By October, members were reviewing specific deployments. At the commission's October 8 meeting, Atlanta CIO Jason Sankey and IT Director Natalie Hall briefed members on tools already in use, including a system that summarizes police body-camera audio and vehicle-mounted cameras that identify potholes, the Center for Civic Innovation reported.

Both of those tools automate tasks that city employees do today. Officers write reports. Public works crews inspect pavement. The ARC survey suggests residents understand exactly that pattern, even if they have not seen the slide deck.

Farokhi has been candid about the fiscal pressure pushing the city in this direction. "AI could be used to streamline administrative tasks and improve customer service at a time when we need to tighten our belts," he told Government Technology. The city is working through a roughly $33 million budget gap.

The president of Atlanta's PACE union has publicly asked for written job protections tied to any AI rollout. The commission has not yet answered that ask.

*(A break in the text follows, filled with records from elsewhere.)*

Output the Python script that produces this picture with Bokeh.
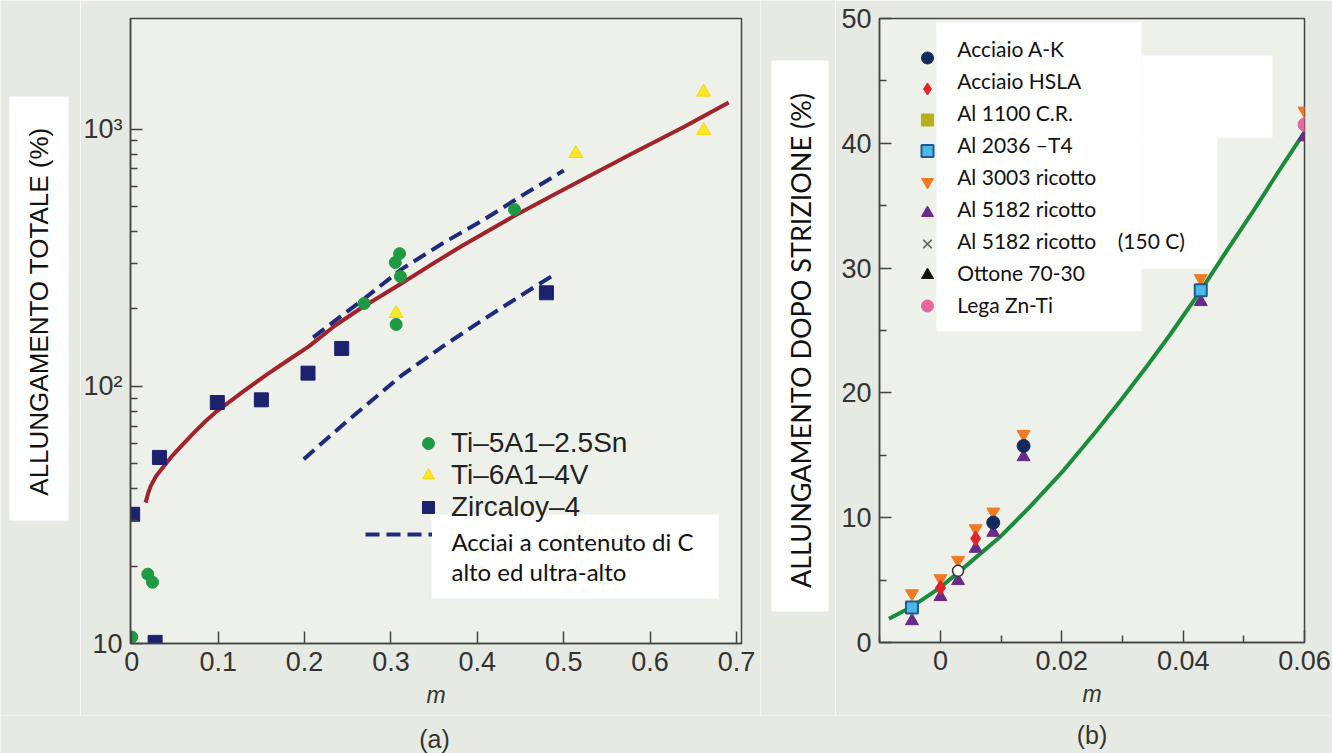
import math
from bokeh.plotting import figure
from bokeh.models import (Range1d, FixedTicker, Legend, LegendItem, BoxAnnotation, Label)
from bokeh.layouts import row, column
from bokeh.embed import file_html
from bokeh.resources import INLINE
from bokeh.core.properties import value

NAN = float("nan")

# ---------------- Panel (a): total elongation vs m (log scale) ----------------
ti5_m = [0.0, 0.0185, 0.024, 0.269, 0.305, 0.306, 0.310, 0.311, 0.443]
ti5_v = [10.6, 18.6, 17.3, 210, 303, 174, 328, 267, 487]
ti6_m = [0.306, 0.514, 0.662, 0.662]
ti6_v = [192, 804, 1393, 988]
zr_m = [0.001, 0.027, 0.032, 0.099, 0.150, 0.204, 0.243, 0.480]
zr_v = [31.8, 10.1, 52.9, 86.5, 88.6, 112.5, 140.3, 231]
fit_a_m = [0.016, 0.019, 0.022, 0.028, 0.035, 0.045, 0.055, 0.072, 0.085, 0.099, 0.130, 0.157,
           0.180, 0.205, 0.235, 0.266, 0.312, 0.350, 0.382, 0.443, 0.500, 0.582, 0.640, 0.691]
fit_a_v = [35.3, 38.5, 41.0, 44.7, 47.9, 52.8, 57.5, 66.1, 73.0, 80.3, 96.0, 111.5,
           125.7, 143, 172, 202, 251, 302, 351, 460, 582, 813, 1023, 1270]
steel_hi_m = [0.21, 0.24, 0.266, 0.312, 0.36, 0.41, 0.455, 0.50]
steel_hi_v = [155, 185, 215, 285, 360, 450, 560, 690]
steel_lo_m = [0.199, 0.25, 0.312, 0.36, 0.405, 0.45, 0.49]
steel_lo_v = [52.1, 73.6, 110, 143, 180, 225, 273]
a_xticks = [0, 0.1, 0.2, 0.3, 0.4, 0.5, 0.6, 0.7]
a_yticks = [10, 100, 1000]
a_ylabels = {10: "10", 100: "10²", 1000: "10³"}
a_yminor = [20, 30, 40, 50, 60, 70, 80, 90, 200, 300, 400, 500, 600, 700, 800, 900]
a_legend = ["Ti–5A1–2.5Sn", "Ti–6A1–4V", "Zircaloy–4"]

# ---------------- Panel (b): post-necking elongation vs m ----------------
b_groups_m = [-0.0047, 0.0, 0.0029, 0.0058, 0.0087, 0.0137, 0.0429, 0.06]
al3003_v = [3.93, 5.13, 6.6, 9.13, 10.47, 16.69, 29.17, 42.6]
al5182_v = [1.73, 3.66, 4.94, 7.53, 8.81, 14.87, 27.3, 40.5]
ak_m = [0.0087, 0.0137]
ak_v = [9.61, 15.75]
hsla_m = [0.0, 0.0058]
hsla_v = [4.38, 8.33]
al2036_m = [-0.0047, 0.0429]
al2036_v = [2.80, 28.23]
znti_m = [0.06]
znti_v = [41.5]
open_m = [0.0029]
open_v = [5.74]
fit_b_m = [-0.0085, -0.0047, 0.0, 0.0029, 0.006, 0.0099, 0.0148, 0.0203, 0.0258, 0.0297,
           0.0338, 0.0379, 0.0429, 0.0472, 0.0516, 0.0558, 0.06]
fit_b_v = [1.9, 2.87, 4.42, 5.6, 6.88, 8.5, 10.9, 13.8, 17.0, 19.4,
           22.0, 24.7, 28.2, 31.4, 34.6, 37.8, 40.9]
b_xticks = [0, 0.02, 0.04, 0.06]
b_xminor = [-0.01, 0.01, 0.03, 0.05]
b_yticks = [0, 10, 20, 30, 40, 50]
b_yminor = [5, 15, 25, 35, 45]
b_legend = ["Acciaio A-K", "Acciaio HSLA", "Al 1100 C.R.", "Al 2036 –T4", "Al 3003 ricotto",
            "Al 5182 ricotto", "Al 5182 ricotto \u00a0\u00a0\u00a0(150 C)", "Ottone 70-30", "Lega Zn-Ti"]
panel_tags = ["(a)", "(b)"]

BG = "#e7eae3"
PLOT_BG = "#edf1ea"
AX = "#444444"
TICK_FONT = "Liberation Sans"
H_TOT = 753
H = 715           # height of the plotting row
H_STRIP = H_TOT - H


def blank(w, h, y_top):
    """Empty canvas whose data coordinates equal page pixels (y measured from page top)."""
    s = figure(width=w, height=h, x_range=Range1d(0, w), y_range=Range1d(y_top + h, y_top),
               x_axis_location=None, y_axis_location=None, min_border=0,
               output_backend="svg", toolbar_location=None)
    s.frame_align = False
    s.outline_line_color = None
    s.border_fill_color = BG
    s.background_fill_color = BG
    s.grid.visible = False
    return s


def side_panel(w, box, text, center, font, size):
    s = blank(w, H, 0)
    l, r, t, b = box
    s.quad(left=[l], right=[r], top=[t], bottom=[b], fill_color="white", line_color=None)
    s.text(x=[center[0]], y=[center[1]], text=[text], angle=math.pi / 2,
           text_align="center", text_baseline="middle", text_font=value(font),
           text_font_size=value(size), text_color="#111111")
    return s


def style(p):
    p.frame_align = False
    p.border_fill_color = BG
    p.background_fill_color = PLOT_BG
    p.outline_line_color = AX
    p.outline_line_width = 1.5
    p.grid.visible = False
    for ax in (p.xaxis[0], p.yaxis[0]):
        ax.axis_line_color = AX
        ax.axis_line_width = 1.5
        ax.major_tick_line_color = AX
        ax.minor_tick_line_color = AX
        ax.major_tick_line_width = 1.5
        ax.minor_tick_line_width = 1.5
        ax.major_tick_in = 12
        ax.major_tick_out = 0
        ax.minor_tick_in = 7
        ax.minor_tick_out = 0
        ax.major_label_text_font = TICK_FONT
        ax.major_label_text_font_size = "27px"
        ax.major_label_text_color = "#333333"
        ax.major_label_standoff = 8
    xa = p.xaxis[0]
    xa.axis_label = "m"
    xa.axis_label_text_font = TICK_FONT
    xa.axis_label_text_font_style = "italic"
    xa.axis_label_text_font_size = "23px"
    xa.axis_label_text_color = "#333333"
    xa.axis_label_standoff = 8


# ---------------- figure (a) ----------------
WA = 680
A_L, A_R, A_T, A_B = 48, 19, 18, 72
pa = figure(width=WA, height=H, y_axis_type="log",
            x_range=Range1d(-0.0015, 0.7058), y_range=Range1d(10, 2692),
            output_backend="svg", toolbar_location=None,
            min_border_left=A_L, min_border_right=A_R, min_border_top=A_T, min_border_bottom=A_B)
a_fw, a_fh = WA - A_L - A_R, H - A_T - A_B
X0A = 80 + A_L  # page x of frame left


def ax_(px):
    return -0.0015 + (px - X0A) / a_fw * (0.7058 + 0.0015)


def ay_(py):
    lo, hi = 1.0, math.log10(2692)
    return 10 ** (lo + (A_T + a_fh - py) / a_fh * (hi - lo))


style(pa)
pa.xaxis[0].ticker = FixedTicker(ticks=a_xticks)
pa.yaxis[0].ticker = FixedTicker(ticks=a_yticks, minor_ticks=a_yminor)
pa.yaxis[0].major_label_overrides = a_ylabels

pa.line(fit_a_m, fit_a_v, line_color="#a1232b", line_width=4, line_join="round")
r_steel = pa.line(steel_hi_m, steel_hi_v, line_color="#1f2a7a", line_width=4, line_dash="14 7")
pa.line(steel_lo_m, steel_lo_v, line_color="#1f2a7a", line_width=4, line_dash="14 7")
r_ti6 = pa.scatter(ti6_m, ti6_v, marker="triangle", size=14, fill_color="#fbe62c", line_color="#f2d90f")
r_ti5 = pa.scatter(ti5_m, ti5_v, marker="circle", size=12, fill_color="#1e9a43", line_color="#1e9a43")
r_zr = pa.scatter(zr_m, zr_v, marker="square", size=14, fill_color="#1c226e", line_color="#1c226e")

leg_a = Legend(items=[LegendItem(label=t, renderers=[r]) for t, r in zip(a_legend, [r_ti5, r_ti6, r_zr])],
               location=(283, 120), glyph_width=30, glyph_height=30, label_height=30,
               spacing=0, padding=0, margin=0, label_standoff=8,
               border_line_color=None, background_fill_alpha=0,
               label_text_font=TICK_FONT, label_text_font_size="28px", label_text_color="#222222")
pa.add_layout(leg_a)
leg_a2 = Legend(items=[LegendItem(label=" ", renderers=[r_steel])],
                location=(235, 99), glyph_width=67, glyph_height=20, label_height=20,
                spacing=0, padding=0, margin=0, label_standoff=0,
                border_line_color=None, background_fill_alpha=0, label_text_font_size="6px")
pa.add_layout(leg_a2)
pa.add_layout(BoxAnnotation(left=ax_(430), right=ax_(718), top=ay_(514), bottom=ay_(598),
                            fill_color="white", fill_alpha=1, line_color=None))
pa.add_layout(Label(x=ax_(450), y=ay_(556), text="Acciai a contenuto di C\nalto ed ultra-alto",
                    text_align="left", text_baseline="middle", text_font="Lato",
                    text_font_size="24px", text_line_height=1.05, text_color="#111111"))

# ---------------- figure (b) ----------------
WB = 497
B_L, B_R, B_T, B_B = 44, 28, 18, 73
pb = figure(width=WB, height=H, x_range=Range1d(-0.01005, 0.06), y_range=Range1d(0, 50),
            output_backend="svg", toolbar_location=None,
            min_border_left=B_L, min_border_right=B_R, min_border_top=B_T, min_border_bottom=B_B)
b_fw, b_fh = WB - B_L - B_R, H - B_T - B_B
X0B = 835 + B_L


def bx_(px):
    return -0.01005 + (px - X0B) / b_fw * (0.06 + 0.01005)


def by_(py):
    return (B_T + b_fh - py) / b_fh * 50


style(pb)
pb.xaxis[0].ticker = FixedTicker(ticks=b_xticks, minor_ticks=b_xminor)
pb.yaxis[0].ticker = FixedTicker(ticks=b_yticks, minor_ticks=b_yminor)

for (l, r, t, b) in [(936, 1141, 21.7, 330.7), (1141, 1272, 55, 137.3), (1141, 1217, 137.3, 268.3)]:
    pb.add_layout(BoxAnnotation(left=bx_(l), right=bx_(r), top=by_(t), bottom=by_(b),
                                fill_color="white", fill_alpha=1, line_color=None, level="underlay"))

pb.line(fit_b_m, fit_b_v, line_color="#1b8b3c", line_width=4, line_join="round")
r_3003 = pb.scatter(b_groups_m, al3003_v, marker="inverted_triangle", size=13, fill_color="#f07a22", line_color="#f07a22")
r_5182 = pb.scatter(b_groups_m, al5182_v, marker="triangle", size=13, fill_color="#6a2a88", line_color="#6a2a88")
r_ak = pb.scatter(ak_m, ak_v, marker="circle", size=13, fill_color="#132b5c", line_color="#132b5c")
r_hsla = pb.scatter(hsla_m, hsla_v, marker="diamond", size=15, fill_color="#e0232b", line_color="#e0232b")
r_2036 = pb.scatter(al2036_m, al2036_v, marker="square", size=12, fill_color="#4cb8e8", line_color="#215a8c", line_width=2)
r_zn = pb.scatter(znti_m, znti_v, marker="circle", size=13, fill_color="#e6679e", line_color="#e6679e")
pb.scatter(open_m, open_v, marker="circle", size=11, fill_color="white", line_color="#333333", line_width=1.5)
# series listed in the legend but without visible points
r_1100 = pb.scatter([NAN], [NAN], marker="square", size=12, fill_color="#b8ae1c", line_color="#b8ae1c")
r_5182b = pb.scatter([NAN], [NAN], marker="x", size=12, line_color="#555555", line_width=1.5)
r_ott = pb.scatter([NAN], [NAN], marker="triangle", size=12, fill_color="#111111", line_color="#111111")

b_rends = [r_ak, r_hsla, r_1100, r_2036, r_3003, r_5182, r_5182b, r_ott, r_zn]
leg_b = Legend(items=[LegendItem(label=" ", renderers=[r], index=0) for r in b_rends],
               location=(33, 321), glyph_width=30, glyph_height=31, label_height=31,
               spacing=0, padding=0, margin=0, label_standoff=0,
               border_line_color=None, background_fill_alpha=0, label_text_font_size="6px")
pb.add_layout(leg_b)
for i, t in enumerate(b_legend):
    pb.add_layout(Label(x=bx_(956.7), y=by_(48.3 + i * 31.96), text=t, text_align="left",
                        text_baseline="middle", text_font="Lato", text_font_size="21px",
                        text_color="#111111"))

# ---------------- side strips with the y-axis titles ----------------
sa = side_panel(80, (9, 68, 96, 520), "ALLUNGAMENTO TOTALE (%)", (38.5, 311), TICK_FONT, "26px")
sb = side_panel(75, (11, 68, 60, 611), "ALLUNGAMENTO DOPO STRIZIONE (%)", (39.5, 340), "Lato", "27px")

# ---------------- bottom strip with the panel tags ----------------
st = blank(80 + WA + 75 + WB, H_STRIP, H)
st.text(x=[434, 1091.5], y=[738, 734], text=panel_tags, text_align="center", text_baseline="middle",
        text_font=value(TICK_FONT), text_font_size=value("25px"), text_color="#333333")

layout = column(row(sa, pa, sb, pb, spacing=0), st, spacing=0)
open("out.html", "w").write(file_html(layout, INLINE))
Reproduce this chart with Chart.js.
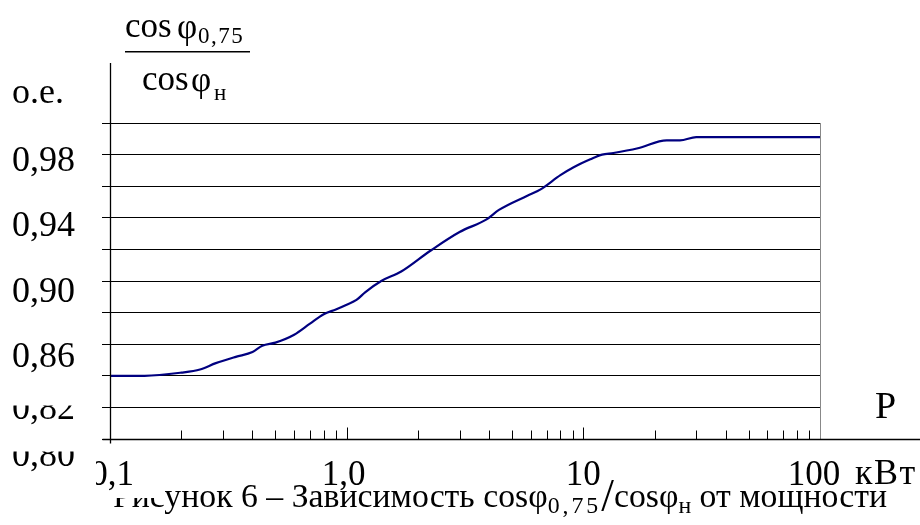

A regional planning input, not a vibe

What is new is less the sentiment than the standing ARC is giving it. The agency has been building AI capacity quietly since 2023 through its Emerging Technologies Roundtable, which has published an AI Policy and Regulation Primer, a guide to developing model code with generative AI, and internal staff guidance for ARC employees. Georgia runs parallel infrastructure at the state level through the Office of Artificial Intelligence and the Horizons Innovation Lab in Atlanta.

By publishing the Snapshot, ARC is treating resident anxiety about AI-driven job loss as a planning variable on the same shelf as commute times and rent burdens. That has practical implications for how member jurisdictions write procurement language, workforce development grants, and ethics policies over the next budget cycle.

Stefaan Verhulst, co-founder of GovLab, told Government Technology that the local layer is where this work has to happen. "Cities are well-positioned to address the challenges and opportunities of AI due to their proximity to local stakeholders and the specific needs of their communities," he said.

For Farokhi, the stakes are personal as much as procedural. "This issue is important to me because AI has power, both good and bad, to transform our lives," he said when the commission was established.

The commission's report is due in February. Metro Atlanta Speaks will run again next fall. Between those two dates, the city will keep deploying tools, and residents will keep telling pollsters they are nervous about what comes next.